If the Affordable Care Act is eliminated, with it will go the requirements that insurance companies offer certain benefits as a baseline, she said. “In order to be price-competitive, insurance companies could eliminate benefits. Employer-based plans won’t change as much as the private market.”
The Florida Legislature has a history of turning a blind eye toward companies that sell what they call insurance, and in today’s anti-regulatory environment that will likely continue, she said. “They send you a card, but it’s useless,” Ms. Quick said. “They will find reasons to deny coverage. It looks like insurance, but it isn’t.”
The attitude in Tallahassee, espoused by Gov. Jeb Bush and now by Gov. Rick Scott, is that “anything that starts with the word ‘competitive’ is good,” she said. “So it’s buyer beware. Make sure what you’re buying is legitimate.”
There will be a push in Tallahassee, as there has been in previous years, to do away with the certificate of need process that mandates community need be demonstrated before healthcare facilities can be built or expanded. There will also be attempts by physician-group and other owners to expand hours for free-standing surgical centers and by hospitals to create more trauma centers.

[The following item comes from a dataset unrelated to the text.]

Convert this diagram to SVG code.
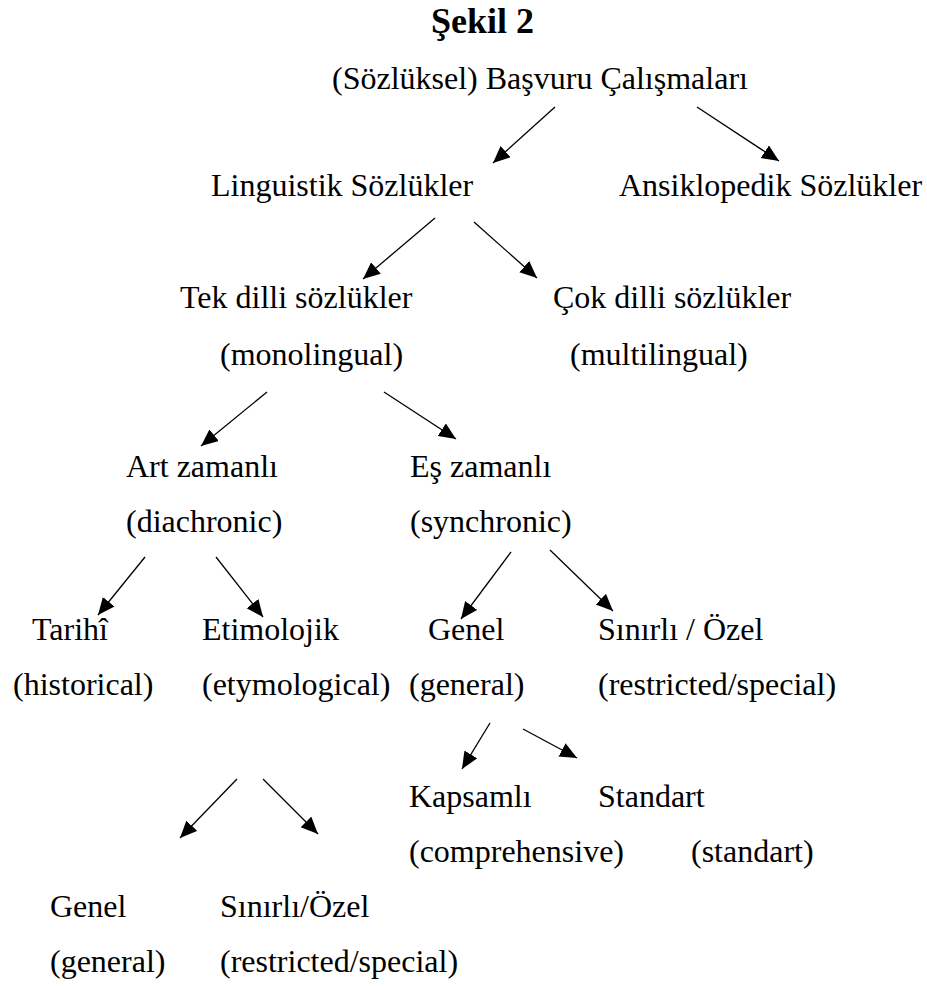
<svg xmlns="http://www.w3.org/2000/svg" width="927" height="986" viewBox="0 0 927 986" font-family="'Liberation Serif', 'Times New Roman', Times, serif">
<style>
text{font-family:"Liberation Serif","Times New Roman",Times,serif;font-size:32px;fill:#000}
.title{font-weight:bold;font-size:36px}
.c line{stroke:#000;stroke-width:1.3;marker-end:url(#ah)}
</style>
<defs>
<marker id="ah" markerUnits="userSpaceOnUse" markerWidth="18" markerHeight="16" refX="17" refY="7.5" orient="auto">
<path d="M0,0 L17,7.5 L0,15 z" fill="#000"/>
</marker>
</defs>
<rect width="927" height="986" fill="#fff"/>
<text class="title" x="431" y="33">Şekil 2</text>
<g id="root"><text x="332" y="89">(Sözlüksel) Başvuru Çalışmaları</text></g>
<g id="linguistik"><text x="211" y="196">Linguistik Sözlükler</text></g>
<g id="ansiklopedik"><text x="619" y="196">Ansiklopedik Sözlükler</text></g>
<g id="tekdilli"><text x="180" y="308">Tek dilli sözlükler</text><text x="220" y="365">(monolingual)</text></g>
<g id="cokdilli"><text x="553" y="308">Çok dilli sözlükler</text><text x="570" y="365">(multilingual)</text></g>
<g id="artzamanli"><text x="126" y="477">Art zamanlı</text><text x="126" y="532">(diachronic)</text></g>
<g id="eszamanli"><text x="410" y="477">Eş zamanlı</text><text x="410" y="532">(synchronic)</text></g>
<g id="tarihi"><text x="32" y="640">Tarihî</text><text x="13" y="695">(historical)</text></g>
<g id="etimolojik"><text x="202" y="640">Etimolojik</text><text x="202" y="695">(etymological)</text></g>
<g id="genel1"><text x="428" y="640">Genel</text><text x="409" y="695">(general)</text></g>
<g id="sinirli1"><text x="598" y="640">Sınırlı / Özel</text><text x="598" y="695">(restricted/special)</text></g>
<g id="kapsamli"><text x="409" y="807">Kapsamlı</text><text x="409" y="862">(comprehensive)</text></g>
<g id="standart"><text x="598" y="807">Standart</text><text x="691" y="862">(standart)</text></g>
<g id="genel2"><text x="50" y="917">Genel</text><text x="50" y="972">(general)</text></g>
<g id="sinirli2"><text x="220" y="917">Sınırlı/Özel</text><text x="220" y="972">(restricted/special)</text></g>
<g id="connectors" class="c">
<line x1="555" y1="107" x2="493" y2="163"/>
<line x1="697" y1="107" x2="779" y2="161"/>
<line x1="435" y1="218" x2="363" y2="279"/>
<line x1="474" y1="222" x2="537" y2="278"/>
<line x1="267" y1="392" x2="201" y2="446"/>
<line x1="384" y1="392" x2="456" y2="439"/>
<line x1="145" y1="557" x2="98" y2="615"/>
<line x1="216" y1="557" x2="263" y2="617"/>
<line x1="511" y1="552" x2="461" y2="619"/>
<line x1="550" y1="550" x2="613" y2="611"/>
<line x1="490" y1="723" x2="462" y2="769"/>
<line x1="523" y1="729" x2="577" y2="758"/>
<line x1="237" y1="779" x2="180" y2="838"/>
<line x1="263" y1="779" x2="318" y2="834"/>
</g>
</svg>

“If you let anybody provide anything, costs will go up and quality will go down,” Ms. Quick said. Healthcare economics work opposite from consumer economics, observers say. Excess capacity – healthcare shorthand for more supply than demand – increases costs because of the tremendous overhead these facilities generate. When many facilities compete for skilled employees and other resources, and compete among themselves for the same pool of consumers, costs rise.
When healthcare costs rise, safety net facilities that draw mostly Medicaid and Medicare patients are among the first to feel the squeeze, said Keith Arnold, a senior principal and lobbyist in the Fort Myers office of the Buchanan Ingersoll & Rooney law firm.
“With Medicare and Medicaid, you’re told what you’re going to get paid, and there is no negotiating with the federal or state government. These are the two largest insurance programs in the country” and are a significant part of the landscape in South Florida, he said.
Meanwhile, there is no supply-side regulation, he said. “Nothing a provider purchases is regulated, from the equipment and supplies they buy to the capital that goes into running a hospital or clinic. There’s a very small margin, and many providers are upside down. It’s a very tenuous market for providers, and some are going out of business.”
A possible solution would be for “Congress to get its arms around this” and consider that facilities can’t keep up with rising costs if Medicare and Medicaid reimbursements are static, Mr. Arnold said.
“America continues to get older, and as baby boomers age, the number of people eligible for Medicare and the number of people of limited means is going to grow,” he said. “It makes it quite difficult, especially for mission-driven institutions.”
One component of providers’ expenses is pharmaceuticals, and there will be no breaks there, according to an article by Bob Kocher and Bryan Roberts in Fortune magazine last December.
“Drug prices will continue to rise uncontrolled,” the article predicts. “Despite the public shaming of Valeant and Mylan [which hiked prices for an anti-AIDS drug and the EpiPen, respectively], little is done by Congress to curtail or roll back price increases that far outpace inflation.
“Emblematic of the entire care delivery ecosystem being stacked against employers, when drug prices go up, everyone who touches the drug, including the drug makers, pharmacy benefit managers, pharmacies, and in some cases, providers, all make more money. Additionally, patients continue to be desensitized to super-expensive drugs through co-pay coupons and out-of-pocket maximums well below the price of their drugs.”